En tiempos de auge de la ultraderecha, convertida en una suerte de rebelión, conviene detenerse en la ucronía de Philip Roth. Lo primero que viene a la mente, por supuesto, es el discurso reaccionario de personajes como Donald Trump o, en Europa, partidos como Vox. También el uso de chivos expiatorios y la emergencia nacional como método para disciplinar a una población que, en otras circunstancias, se uniría para resistir las medidas impulsadas por el poder político-empresarial. En La conjura contra América se usa a la guerra para quebrar el pacto social. En la actualidad la debacle económica y ecológica son usadas como pretextos para montar un discurso de odio contra diferentes minorías y llevar a la realidad un estado de excepción que pone en duda libertades y derechos humanos conseguidos después de años de lucha.

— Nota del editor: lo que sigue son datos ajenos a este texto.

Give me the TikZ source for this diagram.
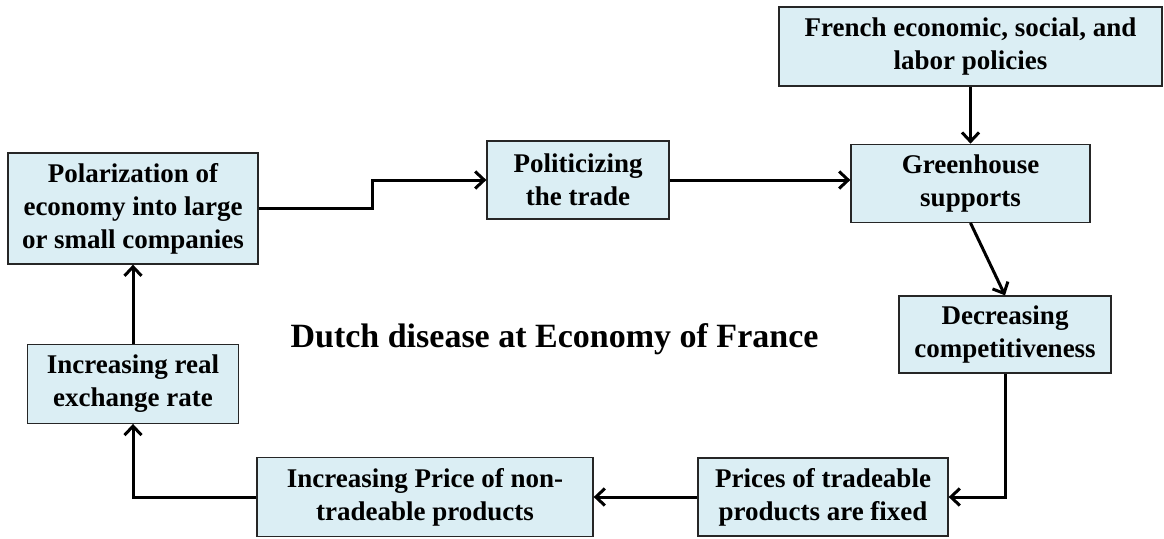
\documentclass[tikz,border=0pt]{standalone}
\usepackage{fontspec}
\setmainfont{Liberation Serif}
\usepackage{xcolor}
\definecolor{boxblue}{HTML}{DBEEF4}
\definecolor{boxline}{HTML}{262626}
\usetikzlibrary{arrows.meta, positioning}

\begin{document}
\begin{tikzpicture}[
  x=1pt, y=-1pt,
  box/.style={rectangle, draw=boxline, fill=boxblue, line width=1.3pt,
              align=center, inner sep=0pt, font=\fontsize{27}{33}\selectfont\bfseries},
  arrow/.style={-{Straight Barb[length=9pt, width=17pt]}, line width=3pt, black}
]
\useasboundingbox (0,0) rectangle (1164,538);

% top right
\node[box, minimum width=383pt, minimum height=79pt] (french) at (970.5,46.5)
  {French economic, social, and\\labor policies};
\node[box, minimum width=239pt, minimum height=78pt, below=57pt of french] (green)
  {Greenhouse\\supports};
\node[box, minimum width=182pt, minimum height=78pt] (polit) at (578,180)
  {Politicizing\\the trade};
\node[box, minimum width=250pt, minimum height=111pt] (polar) at (133,208.5)
  {Polarization of\\economy into large\\or small companies};
\node[box, minimum width=211pt, minimum height=79pt, below=79pt of polar] (realx)
  {Increasing real\\exchange rate};
\node[box, minimum width=212pt, minimum height=77pt] (decr) at (1005,334.5)
  {Decreasing\\competitiveness};
\node[box, minimum width=250pt, minimum height=78pt] (prices) at (823,497)
  {Prices of tradeable\\products are fixed};
\node[box, minimum width=336pt, minimum height=79pt] (incprice) at (425,497)
  {Increasing Price of non-\\tradeable products};

% title
\node[font=\fontsize{34}{40}\selectfont\bfseries, anchor=base] (title) at (554.5,347)
  {Dutch disease at Economy of France};

% connectors
\draw[arrow] (french) -- (green);
\draw[arrow] (polar.east) -- ++(114,0) |- (polit.west);
\draw[arrow] (polit.east) -- (polit.east -| green.west);
\draw[arrow] (green.south) -- (decr.north);
\draw[arrow] (decr.south) |- (prices.east);
\draw[arrow] (prices.west) -- (incprice.east);
\draw[arrow] (incprice.west) -| (realx.south);
\draw[arrow] (realx) -- (polar);
\end{tikzpicture}
\end{document}
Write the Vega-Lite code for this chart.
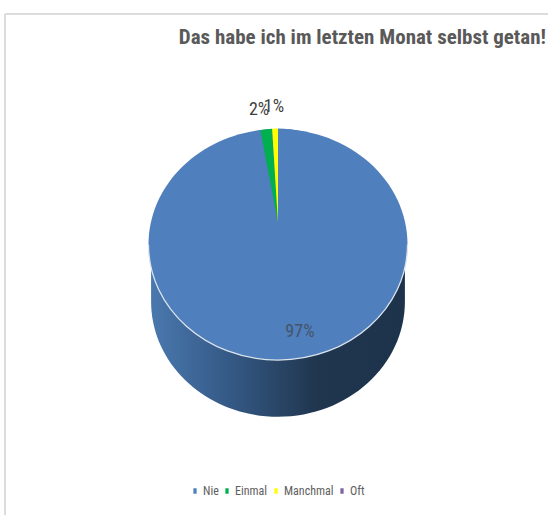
{"$schema":"https://vega.github.io/schema/vega-lite/v6.json","width":549,"height":516,"padding":0,"autosize":{"type":"fit","contains":"padding"},"background":"white","config":{"view":{"stroke":null},"axis":{"disable":true},"font":"Roboto Condensed, Noto Sans Condensed, Open Sans Condensed, DejaVu Sans Condensed, Roboto"},"data":{"values":[{"answer":"Nie","share":0.97,"rank":1},{"answer":"Einmal","share":0.02,"rank":2},{"answer":"Manchmal","share":0.01,"rank":3},{"answer":"Oft","share":0,"rank":4}]},"encoding":{"x":{"datum":278.5,"type":"quantitative","scale":{"domain":[0,549],"nice":false,"zero":false}},"y":{"datum":223,"type":"quantitative","scale":{"domain":[0,516],"reverse":true,"nice":false,"zero":false}}},"layer":[{"transform":[{"filter":"datum.rank==1"}],"mark":{"type":"rule","color":"#dcdcdc","strokeWidth":2},"encoding":{"x":{"datum":5,"type":"quantitative"},"y":{"datum":14,"type":"quantitative"},"y2":{"datum":516}}},{"transform":[{"filter":"datum.rank==1"}],"mark":{"type":"rule","color":"#dcdcdc","strokeWidth":2},"encoding":{"y":{"datum":14,"type":"quantitative"},"x":{"datum":5,"type":"quantitative"},"x2":{"datum":549}}},{"transform":[{"filter":"datum.rank==1"}],"mark":{"type":"point","filled":true,"opacity":1,"size":67081,"shape":"M-0.98,0L-0.98,0.44A0.98,0.89,0,0,0,0.98,0.44L0.98,0Z","color":{"gradient":"linear","x1":0,"x2":1,"y1":0,"y2":0,"stops":[{"offset":0,"color":"#4a78ae"},{"offset":0.3,"color":"#355a87"},{"offset":0.65,"color":"#20364f"},{"offset":1,"color":"#1d334b"}]}},"encoding":{"x":{"datum":278.5,"type":"quantitative"},"y":{"datum":245,"type":"quantitative"}}},{"transform":[{"filter":"datum.rank==1"}],"mark":{"type":"point","filled":true,"opacity":1,"size":67081,"shape":"M-1,0A1,0.892,0,1,1,1,0A1,0.892,0,1,1,-1,0Z","color":"#4f7fbc","strokeWidth":0},"encoding":{"x":{"datum":278.5,"type":"quantitative"},"y":{"datum":245,"type":"quantitative"}}},{"transform":[{"filter":"datum.rank==1"}],"mark":{"type":"point","filled":false,"opacity":1,"size":67081,"shape":"M-1,0A1,0.892,0,0,0,1,0","stroke":"#dce4ee","strokeWidth":1.3},"encoding":{"x":{"datum":278.5,"type":"quantitative"},"y":{"datum":245,"type":"quantitative"}}},{"mark":{"type":"arc","radius":94},"encoding":{"theta":{"field":"share","type":"quantitative","stack":true},"order":{"field":"rank"},"color":{"field":"answer","type":"nominal","scale":{"domain":["Nie","Einmal","Manchmal","Oft"],"range":["#4f7fbc","#00b050","#ffff00","#8064a2"]},"legend":{"title":null,"orient":"none","legendX":189,"legendY":485,"direction":"horizontal","columns":4,"columnPadding":2,"symbolType":"M-0.6,-1H0.6V1H-0.6Z","symbolSize":30,"symbolStrokeWidth":0,"labelFont":"Roboto Condensed, Noto Sans Condensed, Open Sans Condensed, DejaVu Sans Condensed, Roboto","labelFontSize":12,"labelColor":"#606060","labelOffset":2,"padding":0}}}},{"transform":[{"filter":"datum.rank==1"}],"mark":{"type":"text","fontSize":18,"color":"#44546a"},"encoding":{"text":{"field":"share","format":".0%"},"x":{"datum":300.5,"type":"quantitative"},"y":{"datum":333,"type":"quantitative"}}},{"transform":[{"filter":"datum.rank==2"}],"mark":{"type":"text","fontSize":18,"color":"#404040"},"encoding":{"text":{"field":"share","format":".0%"},"x":{"datum":259.5,"type":"quantitative"},"y":{"datum":110,"type":"quantitative"}}},{"transform":[{"filter":"datum.rank==3"}],"mark":{"type":"text","fontSize":18,"color":"#404040"},"encoding":{"text":{"field":"share","format":".0%"},"x":{"datum":274.5,"type":"quantitative"},"y":{"datum":107,"type":"quantitative"}}},{"transform":[{"filter":"datum.rank==1"}],"mark":{"type":"text","fontWeight":"bold","fontSize":21,"color":"#595959","align":"right","text":"Das habe ich im letzten Monat selbst getan!"},"encoding":{"x":{"datum":547,"type":"quantitative"},"y":{"datum":38,"type":"quantitative"}}}]}
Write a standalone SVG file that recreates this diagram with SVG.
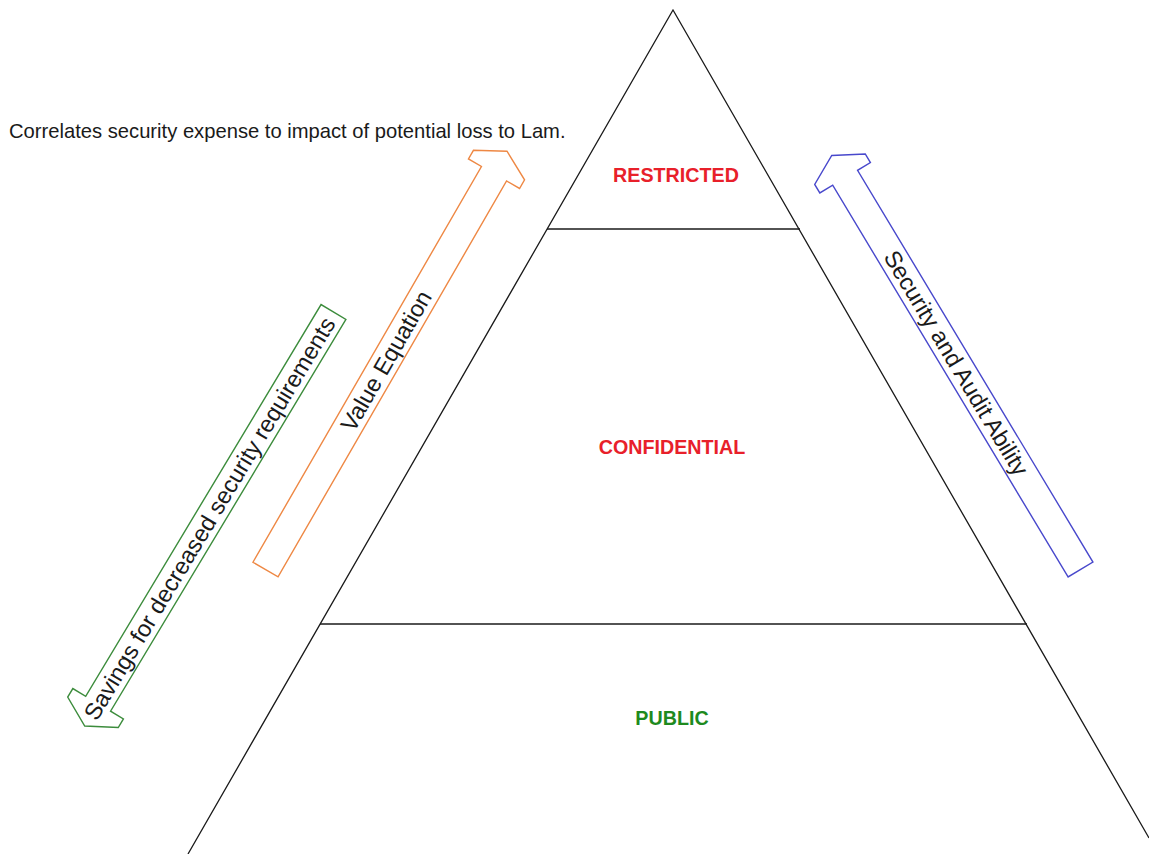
<svg xmlns="http://www.w3.org/2000/svg" width="1149" height="854" viewBox="0 0 1149 854">
<style>
.edge{fill:none;stroke:#1a1a1a;stroke-width:1.3}
.tier{font-family:"Liberation Sans",Arial,sans-serif;font-weight:bold;font-size:19.7px;text-anchor:middle}
.arrow{fill:#ffffff;stroke-width:1.4;stroke-linejoin:miter}
.alabel{font-family:"Liberation Sans",Arial,sans-serif;font-size:23.5px;fill:#1a1a1a;text-anchor:middle}
.note{font-family:"Liberation Sans",Arial,sans-serif;font-size:20.2px;fill:#1a1a1a}
</style>
<defs>
<path id="blockArrow" d="M0,-14.5 L457,-14.5 L457,-29.5 L467,-29.5 L483,0 L467,29.5 L457,29.5 L457,14.5 L0,14.5 Z"/>
</defs>
<rect width="1149" height="854" fill="#ffffff"/>
<g id="connectors">
<polyline class="edge" points="188,854 673,10 1149,838"/>
<line class="edge" x1="547" y1="229" x2="800" y2="229"/>
<line class="edge" x1="320" y1="624" x2="1027" y2="624"/>
</g>
<g id="restricted"><text class="tier" x="676" y="182" fill="#e8202a">RESTRICTED</text></g>
<g id="confidential"><text class="tier" x="672" y="454" fill="#e8202a">CONFIDENTIAL</text></g>
<g id="public"><text class="tier" x="672" y="725" fill="#1e8a1e">PUBLIC</text></g>
<g id="note"><text class="note" x="9" y="138">Correlates security expense to impact of potential loss to Lam.</text></g>
<g id="value-equation" transform="translate(265.5,569.5) rotate(-60)">
<use href="#blockArrow" class="arrow" stroke="#ee8844"/>
<text class="alabel" x="241" y="0" dy="0.35em">Value Equation</text>
</g>
<g id="security-audit" transform="translate(1080.5,569.5) rotate(-121)">
<use href="#blockArrow" class="arrow" stroke="#4848cc"/>
<text class="alabel" transform="translate(241,0) rotate(180)" dy="0.35em">Security and Audit Ability</text>
</g>
<g id="savings" transform="translate(333.5,312) rotate(121)">
<use href="#blockArrow" class="arrow" stroke="#3c8c3c"/>
<text class="alabel" transform="translate(241,0) rotate(180)" dy="0.35em">Savings for decreased security requirements</text>
</g>
</svg>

Hay un elemento inquietante en nuestros tiempos que es resuelto, de manera fácil, en la historia de Philip Roth, una suerte de Deus ex machina cuando la esposa de Rooselvelt, Eleanor, retoma el control del gobierno y, a través de un mensaje radial, llama a la concordia nacional y al fin de las agresiones contra la población judía, una especie de noche de los cristales rotos a la americana. En la ucronía siempre hay certeza de lo que acontece a pesar de que los lobos se disfracen de corderos y, también, de que las comunicaciones de la época –con algunas excepciones– estén manipuladas y, después, sometidas a la censura. En el siglo XXI, en la época de la posverdad, la autoridad está erosionada, pues su legitimidad es puesta en duda todo el tiempo. Cada ciudadano fabrica su propia realidad y la transformación de la sociedad en tribus urbanas radicalizadas por los algoritmos de las redes –sin ningún proyecto común– haría imposible la reconstrucción planteada en La conjura contra América.